August 14: Aware that he cannot end hostile ties and send all Indians west, Colonel Worth makes offers to the remaining Indians to leave or accept boundaries. The war, he declares, is over.
It has cost a fledgling nation thirty to forty million dollars and the lives of seventy-four commissioned officers. The Seminoles have been reduced from tens of thousands to hundreds scattered about in pockets. The Seminoles (inclusive here, as they were seen during the war, as all Florida Indians) have, however, kept their place in the peninsula; those remaining are the undefeated. The army, too, has learned new tactics, mostly regarding partisan and guerilla warfare. Men who will soon take part in the greatest conflict to tear apart the nation have practiced the art of battle here: William T. Sherman, Braxton Bragg, George Gordon Meade, Joseph E. Johnston, and more, as well as soon-to-be President Zachary Taylor.
1845
March 3: President John Tyler signs the bill that makes Florida the twenty-seventh state of the United States of America.
1855–58
The conflict known as the Third Seminole War takes place with a similar outcome to the earlier confrontations—money spent, lives lost, and the Indians entrenched more deeply into the Everglades.
1859
Robert E. Lee is sent in to arrest John Brown after his attempt to initiate a slave rebellion with an assault on Harpers Ferry, Virginia (later West Virginia). The incident escalates ill will between the North and South. Brown is executed December 2.
1860
The first Florida cross-state railroad goes into service.
November 6: Abraham Lincoln is elected to the presidency and many Southern states begin to call for special legislative sessions. Although there are many passionate Unionists in the state, most Florida politicians are ardent in lobbying for secession. Towns, cities, and counties rush to form or enlarge militia companies. Even before the state is able to meet for its special session, civil and military leaders plan to demand the turnover of Federal military installations.
1861
January 10: Florida votes to secede from the Union, the third Southern state to do so. February: Florida joins the Confederate States of America.

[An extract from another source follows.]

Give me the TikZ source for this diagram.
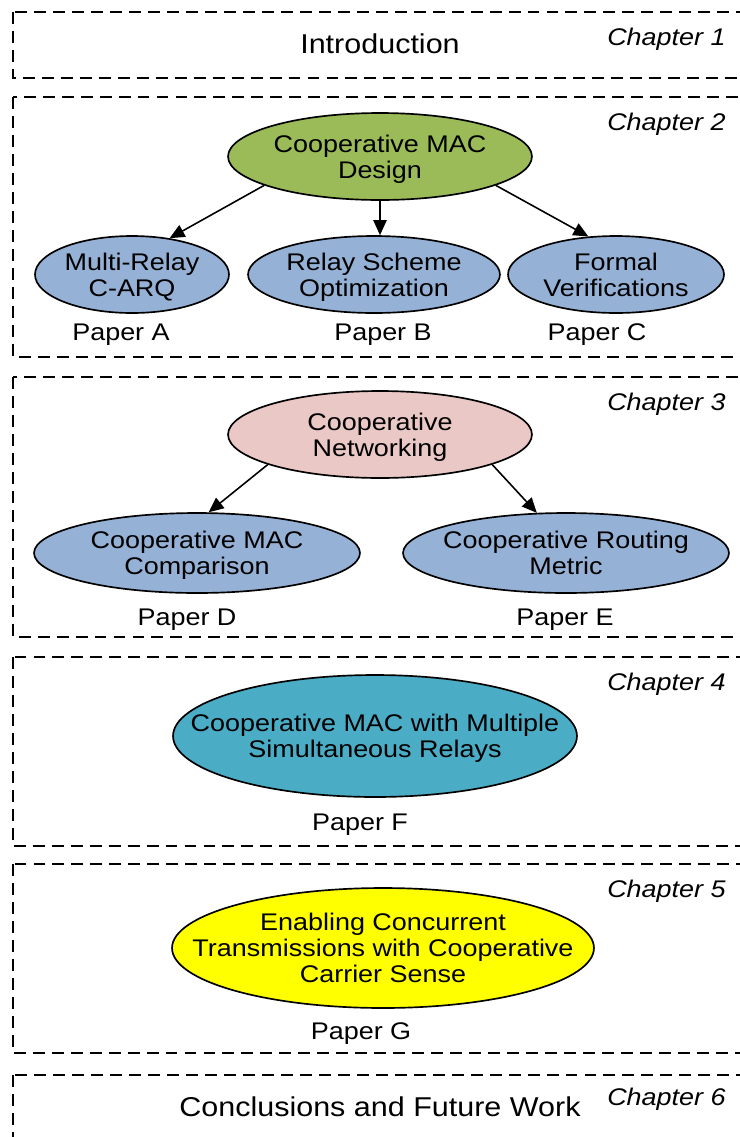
\documentclass[tikz,border=0pt]{standalone}
\usepackage{fontspec}
\setmainfont{Liberation Sans}[FakeStretch=1.12]
\usetikzlibrary{shapes.geometric,arrows.meta}
\definecolor{cgreen}{HTML}{9BBB59}
\definecolor{cblue}{HTML}{95B1D5}
\definecolor{cpink}{HTML}{EAC8C6}
\definecolor{cteal}{HTML}{4BACC6}
\definecolor{cyellow}{HTML}{FFFF00}
\tikzset{
  chapbox/.style={draw=black, line width=1.1pt, dash pattern=on 6.8pt off 4pt},
  oval/.style={ellipse, draw=black, line width=0.95pt, inner sep=0pt},
  txt/.style={inner sep=0pt, align=center, yshift=-1.9pt, font=\fontsize{13.7pt}{14.8pt}\selectfont},
  lbl/.style={inner sep=0pt, font=\fontsize{13.7pt}{14.8pt}\selectfont},
  big/.style={inner sep=0pt, font=\fontsize{15.5pt}{16.5pt}\selectfont},
  chap/.style={inner sep=0pt, anchor=east, font=\fontsize{13.7pt}{14.8pt}\selectfont\itshape},
  arr/.style={draw=black, line width=0.9pt, -{Triangle[length=8.5pt,width=7.5pt]}}
}
\begin{document}
\begin{tikzpicture}[x=0.02cm,y=-0.02cm]
\useasboundingbox (0,0) rectangle (740,1137);
\clip (0,0) rectangle (740,1137);
% chapter boxes
\draw[chapbox] (13,12) rectangle (770,78);
\draw[chapbox] (13,97) rectangle (770,357);
\draw[chapbox] (13,377) rectangle (770,637);
\draw[chapbox] (13,657) rectangle (770,846);
\draw[chapbox] (13,864) rectangle (770,1053);
\draw[chapbox] (13,1075) rectangle (770,1160);
% chapter 1
\node[big] (intro) at (380,44) {Introduction};
\node[chap] (ch1) at (726,39) {Chapter 1};
% chapter 2
\node[chap] (ch2) at (726,124) {Chapter 2};
\node[oval, fill=cgreen, minimum width=6.08cm, minimum height=1.74cm] (cmd) at (380,156.5) {};
\node[txt] (cmdt) at (cmd) {\strut Cooperative MAC\\\strut Design};
\node[oval, fill=cblue, minimum width=3.88cm, minimum height=1.54cm] (mr) at (132,274.5) {};
\node[txt] (mrt) at (mr) {\strut Multi-Relay\\\strut C-ARQ};
\node[oval, fill=cblue, minimum width=5.04cm, minimum height=1.54cm] (rs) at (374,274.5) {};
\node[txt] (rst) at (rs) {\strut Relay Scheme\\\strut Optimization};
\node[oval, fill=cblue, minimum width=4.32cm, minimum height=1.54cm] (fv) at (616,274.5) {};
\node[txt] (fvt) at (fv) {\strut Formal\\\strut Verifications};
\node[lbl] (pa) at (121,335) {Paper A};
\node[lbl] (pb) at (383,335) {Paper B};
\node[lbl] (pc) at (597,335) {Paper C};
\draw[arr] (cmd.194.5) -- (mr.44);
\draw[arr] (cmd.south) -- (cmd.south |- rs.north);
\draw[arr] (cmd.-14.8) -- (fv.126.6);
% chapter 3
\node[chap] (ch3) at (726,404) {Chapter 3};
\node[oval, fill=cpink, minimum width=6.08cm, minimum height=1.74cm] (cn) at (380,434.5) {};
\node[txt] (cnt) at (cn) {\strut Cooperative\\\strut Networking};
\node[oval, fill=cblue, minimum width=6.52cm, minimum height=1.6cm] (cmc) at (197,553) {};
\node[txt] (cmct) at (cmc) {\strut Cooperative MAC\\\strut Comparison};
\node[oval, fill=cblue, minimum width=6.52cm, minimum height=1.6cm] (crm) at (566,553) {};
\node[txt] (crmt) at (crm) {\strut Cooperative Routing\\\strut Metric};
\node[lbl] (pd) at (187,620) {Paper D};
\node[lbl] (pe) at (565,620) {Paper E};
\draw[arr] (cn.195.5) -- (cmc.74.6);
\draw[arr] (cn.-15.5) -- (crm.126.9);
% chapter 4
\node[chap] (ch4) at (726,684) {Chapter 4};
\node[oval, fill=cteal, minimum width=8.08cm, minimum height=2.44cm] (mult) at (375,736) {};
\node[txt] (multt) at (mult) {\strut Cooperative MAC with Multiple\\\strut Simultaneous Relays};
\node[lbl] (pf) at (360,825) {Paper F};
% chapter 5
\node[chap] (ch5) at (726,891) {Chapter 5};
\node[oval, fill=cyellow, minimum width=8.44cm, minimum height=2.4cm] (conc) at (383,948) {};
\node[txt] (conct) at (conc) {\strut Enabling Concurrent\\\strut Transmissions with Cooperative\\\strut Carrier Sense};
\node[lbl] (pg) at (361,1034) {Paper G};
% chapter 6
\node[chap] (ch6) at (726,1099) {Chapter 6};
\node[big] (cfw) at (380,1107) {Conclusions and Future Work};
\end{tikzpicture}
\end{document}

Through late winter and early spring, the Confederacy struggles to form a government and organize the armed forces while the states recruit fighting men. Jefferson Davis is president of the newly formed country. Stephen Mallory of Florida becomes C.S.A. Secretary of the Navy.
April 12–14: Confederate forces fire on Fort Sumter, South Carolina, and the first blood is shed when an accidental explosion kills Private Hough, who then has the distinction of being the first Federal soldier killed. Federal forces fear a similar action at Fort Pickens, Pensacola Bay, Florida. Three forts guarded the bay—McRee and Barrancas on the land side, and Pickens on the tip of forty-mile long Santa Rosa Island. Federal Lieutenant Adam J. Slemmer spiked the guns at Barrancas, blew up the ammunition at McRee, and moved his meager troops to Pickens, where he was eventually reinforced by five hundred men. Though Florida troops took the navy yard, retention of the fort by the Federals nullified the usefulness to the Rebs of what was considered the most important navy yard south of Norfolk.